I'm talking, like, subatomic scales. So scientists didn't actually detect gravitational waves until 2015, but that didn't stop them from trying way earlier than that. Take the physicist Joseph Weber; back in the 1950s and 60s, he constructed giant aluminum bars that were supposed to act like tuning forks, and were meant to start vibrating as soon as a strong enough gravitational wave washed over them. In 1969, Weber declared that he'd finally detected the signals he was looking for, which set the physicists scrambling.

People all over the world built their own giant tuning forks to see if they could reproduce Weber's cosmic hum, but there was nothing but silence. No gravitational waves, nothing to be heard, except for Weber's insistence that his signals were real. So a few years into this particular scientific tea, one pair of physicists were like, "Okay, let's ignore Weber's results for a moment and lets just calculate how sensitive would a device like this need to be in order to detect gravitational waves?"

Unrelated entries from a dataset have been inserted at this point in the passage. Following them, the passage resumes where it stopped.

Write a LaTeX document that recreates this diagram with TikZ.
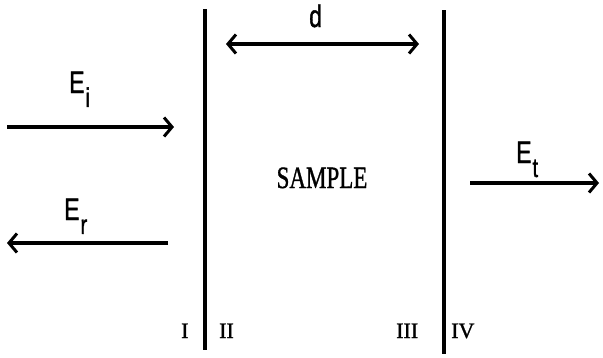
\documentclass[tikz,border=0pt]{standalone}
\usepackage{fontspec}
\usepackage{graphicx}
\setmainfont{Liberation Serif}[FakeBold=1.2]
\newfontfamily\labfont{Liberation Sans}[FakeBold=1.5]
\usetikzlibrary{arrows.meta}
\newcommand{\tall}[1]{\scalebox{1}[1.35]{#1}}
\newcommand{\esub}[2]{\tall{\labfont\fontsize{23}{23}\selectfont #1\hspace{1pt}\raisebox{-0.45em}{\fontsize{20}{20}\selectfont #2}}}
\tikzset{
  wall/.style={line width=3.5pt},
  ray/.style={line width=4pt, -{Straight Barb[length=8pt,width=19pt,line width=3pt]}},
  dray/.style={line width=4pt, {Straight Barb[length=8pt,width=19pt,line width=3pt]}-{Straight Barb[length=8pt,width=19pt,line width=3pt]}},
  lab/.style={inner sep=0pt, anchor=base west},
  num/.style={inner sep=0pt, anchor=base west, font=\fontsize{22}{22}\selectfont},
}
\begin{document}
\begin{tikzpicture}[x=1pt,y=-1pt]
\useasboundingbox (0,0) rectangle (603,357);
% walls
\coordinate (w1t) at (205,9);
\coordinate (w1b) at (205,350);
\coordinate (w2t) at (444,10);
\coordinate (w2b) at (444,354);
\draw[wall] (w1t) -- (w1b);
\draw[wall] (w2t) -- (w2b);
% arrows
\coordinate (ia) at (7,127);
\coordinate (ib) at (174,127);
\draw[ray] (ia) -- (ib);
\coordinate (ra) at (168,243);
\coordinate (rb) at (7,243);
\draw[ray] (ra) -- (rb);
\coordinate (ta) at (470,183);
\coordinate (tb) at (599,183);
\draw[ray] (ta) -- (tb);
\coordinate (da) at (226,44);
\coordinate (db) at (419,44);
\draw[dray] (da) -- (db);
% labels
\node[lab] (Ei) at (69,93) {\esub{E}{i}};
\node[lab] (Er) at (64,220) {\esub{E}{r}};
\node[lab] (Et) at (516,163) {\esub{E}{t}};
\node[lab] (d) at (309,27) {\tall{\labfont\fontsize{23}{23}\selectfont d}};
\node[inner sep=0pt, anchor=base] (s) at (322,188) {\tall{\fontsize{23}{23}\selectfont SAMPLE}};
\node[num] (n1) at (181,338) {I};
\node[num] (n2) at (219,338) {II};
\node[num] (n3) at (396,338) {III};
\node[num] (n4) at (451,338) {IV};
\end{tikzpicture}
\end{document}
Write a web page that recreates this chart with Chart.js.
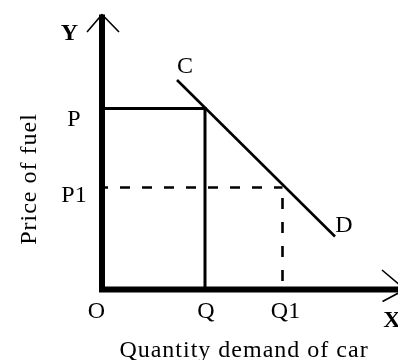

They used Einstein's general relativity to run the math on some hypothetical scenarios involving objects like black holes that could send out some of the most powerful gravitational waves in the universe. And well basically, there was just no way that Weber's device picked up what he claimed it had. Those super-powerful gravitational waves were far, far too weak for his fancy little tuning fork to pick up. But while they were calling Weber's bluff, there was another little nugget that turned up in their findings. The math revealed that as a gravitational wave passes through two objects that are at rest relative to each other, they don't return to the exact same positions they were in before, and instead, they're slightly just displaced. That meant that gravitational waves didn't just wrinkle up spacetime and then return it to its previous state, like ocean waves rolling under a boat - they changed spacetime in a lasting way. In other words, the universe remembers every gravitational wave that moves through it, whether it's from two black holes spiraling towards each other or you waving at your neighbor. But not every gravitational memory forms the same way. Physicists recognize a few different origin stories. One reason has to do with the way objects with mass curve spacetime around them. Up in space, you might imagine a scenario where two black holes briefly swing by each other and fling each other off in different directions. And two things are happening here: they radiate gravitational waves because they're accelerating, but by merely existing, each also creates like this sort of dip in spacetime like a marble sitting on a mattress. This curving of spacetime is their gravitational field, and as they move through space, like accelerating or not, that dip moves with them. So to ground this, let's pretend that you're at the beach, floating just offshore in your favorite inflatable, when a wave rolls through. That wave picks you up and puts you right back down, so you'd expect to end up in the exact same place where you began, except this is the ocean and right now the tide is going out. So in the time that the wave took to roll underneath you, the water level has dropped ever so slightly, which means you're not quite in the same position as where you began. Now in the case of gravitational waves, the motion that creates the wave is also what creates this shift in the fabric of spacetime.